PROBLEM DESCRIPTION:
Return all of the data exactly as given.
========
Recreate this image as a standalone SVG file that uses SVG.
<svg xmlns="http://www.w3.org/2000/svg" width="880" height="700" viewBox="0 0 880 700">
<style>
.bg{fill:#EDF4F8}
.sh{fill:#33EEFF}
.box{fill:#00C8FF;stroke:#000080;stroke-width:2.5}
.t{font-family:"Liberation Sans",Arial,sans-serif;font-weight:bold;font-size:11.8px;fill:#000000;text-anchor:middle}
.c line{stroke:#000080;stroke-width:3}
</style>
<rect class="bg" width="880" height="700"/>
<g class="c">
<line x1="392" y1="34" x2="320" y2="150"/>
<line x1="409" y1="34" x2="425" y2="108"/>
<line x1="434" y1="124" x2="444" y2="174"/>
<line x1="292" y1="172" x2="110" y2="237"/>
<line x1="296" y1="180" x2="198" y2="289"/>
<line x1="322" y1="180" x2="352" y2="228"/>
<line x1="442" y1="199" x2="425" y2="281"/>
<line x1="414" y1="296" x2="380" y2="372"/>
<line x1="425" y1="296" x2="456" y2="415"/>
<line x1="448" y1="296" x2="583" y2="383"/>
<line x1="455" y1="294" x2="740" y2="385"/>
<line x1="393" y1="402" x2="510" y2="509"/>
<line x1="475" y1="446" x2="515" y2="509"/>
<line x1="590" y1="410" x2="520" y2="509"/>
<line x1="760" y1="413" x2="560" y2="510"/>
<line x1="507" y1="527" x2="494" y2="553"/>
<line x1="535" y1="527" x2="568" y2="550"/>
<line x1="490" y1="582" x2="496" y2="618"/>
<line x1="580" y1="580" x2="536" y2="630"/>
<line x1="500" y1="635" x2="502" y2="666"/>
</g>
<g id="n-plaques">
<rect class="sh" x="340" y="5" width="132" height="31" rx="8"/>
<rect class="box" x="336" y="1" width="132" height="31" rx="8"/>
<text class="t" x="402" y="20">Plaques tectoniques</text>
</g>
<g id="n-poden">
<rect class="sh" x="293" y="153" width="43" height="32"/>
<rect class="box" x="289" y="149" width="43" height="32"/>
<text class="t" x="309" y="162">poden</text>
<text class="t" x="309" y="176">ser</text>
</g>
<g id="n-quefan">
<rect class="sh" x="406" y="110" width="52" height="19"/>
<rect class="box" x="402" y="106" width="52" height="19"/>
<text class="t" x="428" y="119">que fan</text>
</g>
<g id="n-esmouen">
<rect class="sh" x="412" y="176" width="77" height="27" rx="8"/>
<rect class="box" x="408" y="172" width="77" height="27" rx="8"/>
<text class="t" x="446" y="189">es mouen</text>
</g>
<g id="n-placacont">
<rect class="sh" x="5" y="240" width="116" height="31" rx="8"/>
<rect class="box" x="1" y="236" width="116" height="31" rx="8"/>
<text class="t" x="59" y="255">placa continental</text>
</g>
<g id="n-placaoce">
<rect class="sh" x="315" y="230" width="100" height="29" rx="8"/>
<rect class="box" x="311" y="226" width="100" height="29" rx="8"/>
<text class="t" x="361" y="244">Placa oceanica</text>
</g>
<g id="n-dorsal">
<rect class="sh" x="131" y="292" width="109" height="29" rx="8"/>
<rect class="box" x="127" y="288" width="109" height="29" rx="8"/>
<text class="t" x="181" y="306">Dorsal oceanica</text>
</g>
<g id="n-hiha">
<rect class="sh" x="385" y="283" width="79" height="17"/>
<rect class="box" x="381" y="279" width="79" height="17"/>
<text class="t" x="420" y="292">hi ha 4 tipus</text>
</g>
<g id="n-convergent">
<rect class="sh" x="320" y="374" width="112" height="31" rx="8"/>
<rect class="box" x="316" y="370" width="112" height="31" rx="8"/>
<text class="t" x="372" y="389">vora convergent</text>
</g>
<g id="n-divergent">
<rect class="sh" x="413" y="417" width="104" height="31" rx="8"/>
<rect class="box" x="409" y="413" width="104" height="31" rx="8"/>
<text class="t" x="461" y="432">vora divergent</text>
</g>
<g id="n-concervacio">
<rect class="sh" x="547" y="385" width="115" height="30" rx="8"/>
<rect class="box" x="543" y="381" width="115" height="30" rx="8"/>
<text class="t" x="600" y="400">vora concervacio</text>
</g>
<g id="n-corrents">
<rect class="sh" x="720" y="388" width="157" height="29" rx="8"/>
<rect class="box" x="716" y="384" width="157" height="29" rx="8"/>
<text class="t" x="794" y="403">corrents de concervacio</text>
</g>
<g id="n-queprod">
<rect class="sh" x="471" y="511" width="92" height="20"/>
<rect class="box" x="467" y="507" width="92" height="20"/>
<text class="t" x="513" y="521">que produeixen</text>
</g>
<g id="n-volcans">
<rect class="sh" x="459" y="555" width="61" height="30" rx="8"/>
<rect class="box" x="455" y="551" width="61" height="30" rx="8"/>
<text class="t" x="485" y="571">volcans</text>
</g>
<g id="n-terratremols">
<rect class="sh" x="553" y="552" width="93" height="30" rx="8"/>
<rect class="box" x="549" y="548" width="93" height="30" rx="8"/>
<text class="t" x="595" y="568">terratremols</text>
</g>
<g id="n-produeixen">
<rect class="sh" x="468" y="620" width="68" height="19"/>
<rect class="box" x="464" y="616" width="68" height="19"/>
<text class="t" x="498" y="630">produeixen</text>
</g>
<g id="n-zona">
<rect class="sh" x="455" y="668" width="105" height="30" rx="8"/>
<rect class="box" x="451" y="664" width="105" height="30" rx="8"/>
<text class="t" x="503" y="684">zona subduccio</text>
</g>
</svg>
========
SOLVED PROBLEM:
Recreate this image as a standalone SVG file that uses SVG.
<svg xmlns="http://www.w3.org/2000/svg" width="880" height="700" viewBox="0 0 880 700">
<style>
.bg{fill:#EDF4F8}
.sh{fill:#33EEFF}
.box{fill:#00C8FF;stroke:#000080;stroke-width:2.5}
.t{font-family:"Liberation Sans",Arial,sans-serif;font-weight:bold;font-size:11.8px;fill:#000000;text-anchor:middle}
.c line{stroke:#000080;stroke-width:3}
</style>
<rect class="bg" width="880" height="700"/>
<g class="c">
<line x1="392" y1="34" x2="320" y2="150"/>
<line x1="409" y1="34" x2="425" y2="108"/>
<line x1="434" y1="124" x2="444" y2="174"/>
<line x1="292" y1="172" x2="110" y2="237"/>
<line x1="296" y1="180" x2="198" y2="289"/>
<line x1="322" y1="180" x2="352" y2="228"/>
<line x1="442" y1="199" x2="425" y2="281"/>
<line x1="414" y1="296" x2="380" y2="372"/>
<line x1="425" y1="296" x2="456" y2="415"/>
<line x1="448" y1="296" x2="583" y2="383"/>
<line x1="455" y1="294" x2="740" y2="385"/>
<line x1="393" y1="402" x2="510" y2="509"/>
<line x1="475" y1="446" x2="515" y2="509"/>
<line x1="590" y1="410" x2="520" y2="509"/>
<line x1="760" y1="413" x2="560" y2="510"/>
<line x1="507" y1="527" x2="494" y2="553"/>
<line x1="535" y1="527" x2="568" y2="550"/>
<line x1="490" y1="582" x2="496" y2="618"/>
<line x1="580" y1="580" x2="536" y2="630"/>
<line x1="500" y1="635" x2="502" y2="666"/>
</g>
<g id="n-plaques">
<rect class="sh" x="340" y="5" width="132" height="31" rx="8"/>
<rect class="box" x="336" y="1" width="132" height="31" rx="8"/>
<text class="t" x="402" y="20">Plaques tectoniques</text>
</g>
<g id="n-poden">
<rect class="sh" x="293" y="153" width="43" height="32"/>
<rect class="box" x="289" y="149" width="43" height="32"/>
<text class="t" x="309" y="162">poden</text>
<text class="t" x="309" y="176">ser</text>
</g>
<g id="n-quefan">
<rect class="sh" x="406" y="110" width="52" height="19"/>
<rect class="box" x="402" y="106" width="52" height="19"/>
<text class="t" x="428" y="119">que fan</text>
</g>
<g id="n-esmouen">
<rect class="sh" x="412" y="176" width="77" height="27" rx="8"/>
<rect class="box" x="408" y="172" width="77" height="27" rx="8"/>
<text class="t" x="446" y="189">es mouen</text>
</g>
<g id="n-placacont">
<rect class="sh" x="5" y="240" width="116" height="31" rx="8"/>
<rect class="box" x="1" y="236" width="116" height="31" rx="8"/>
<text class="t" x="59" y="255">placa continental</text>
</g>
<g id="n-placaoce">
<rect class="sh" x="315" y="230" width="100" height="29" rx="8"/>
<rect class="box" x="311" y="226" width="100" height="29" rx="8"/>
<text class="t" x="361" y="244">Placa oceanica</text>
</g>
<g id="n-dorsal">
<rect class="sh" x="131" y="292" width="109" height="29" rx="8"/>
<rect class="box" x="127" y="288" width="109" height="29" rx="8"/>
<text class="t" x="181" y="306">Dorsal oceanica</text>
</g>
<g id="n-hiha">
<rect class="sh" x="385" y="283" width="79" height="17"/>
<rect class="box" x="381" y="279" width="79" height="17"/>
<text class="t" x="420" y="292">hi ha 4 tipus</text>
</g>
<g id="n-convergent">
<rect class="sh" x="320" y="374" width="112" height="31" rx="8"/>
<rect class="box" x="316" y="370" width="112" height="31" rx="8"/>
<text class="t" x="372" y="389">vora convergent</text>
</g>
<g id="n-divergent">
<rect class="sh" x="413" y="417" width="104" height="31" rx="8"/>
<rect class="box" x="409" y="413" width="104" height="31" rx="8"/>
<text class="t" x="461" y="432">vora divergent</text>
</g>
<g id="n-concervacio">
<rect class="sh" x="547" y="385" width="115" height="30" rx="8"/>
<rect class="box" x="543" y="381" width="115" height="30" rx="8"/>
<text class="t" x="600" y="400">vora concervacio</text>
</g>
<g id="n-corrents">
<rect class="sh" x="720" y="388" width="157" height="29" rx="8"/>
<rect class="box" x="716" y="384" width="157" height="29" rx="8"/>
<text class="t" x="794" y="403">corrents de concervacio</text>
</g>
<g id="n-queprod">
<rect class="sh" x="471" y="511" width="92" height="20"/>
<rect class="box" x="467" y="507" width="92" height="20"/>
<text class="t" x="513" y="521">que produeixen</text>
</g>
<g id="n-volcans">
<rect class="sh" x="459" y="555" width="61" height="30" rx="8"/>
<rect class="box" x="455" y="551" width="61" height="30" rx="8"/>
<text class="t" x="485" y="571">volcans</text>
</g>
<g id="n-terratremols">
<rect class="sh" x="553" y="552" width="93" height="30" rx="8"/>
<rect class="box" x="549" y="548" width="93" height="30" rx="8"/>
<text class="t" x="595" y="568">terratremols</text>
</g>
<g id="n-produeixen">
<rect class="sh" x="468" y="620" width="68" height="19"/>
<rect class="box" x="464" y="616" width="68" height="19"/>
<text class="t" x="498" y="630">produeixen</text>
</g>
<g id="n-zona">
<rect class="sh" x="455" y="668" width="105" height="30" rx="8"/>
<rect class="box" x="451" y="664" width="105" height="30" rx="8"/>
<text class="t" x="503" y="684">zona subduccio</text>
</g>
</svg>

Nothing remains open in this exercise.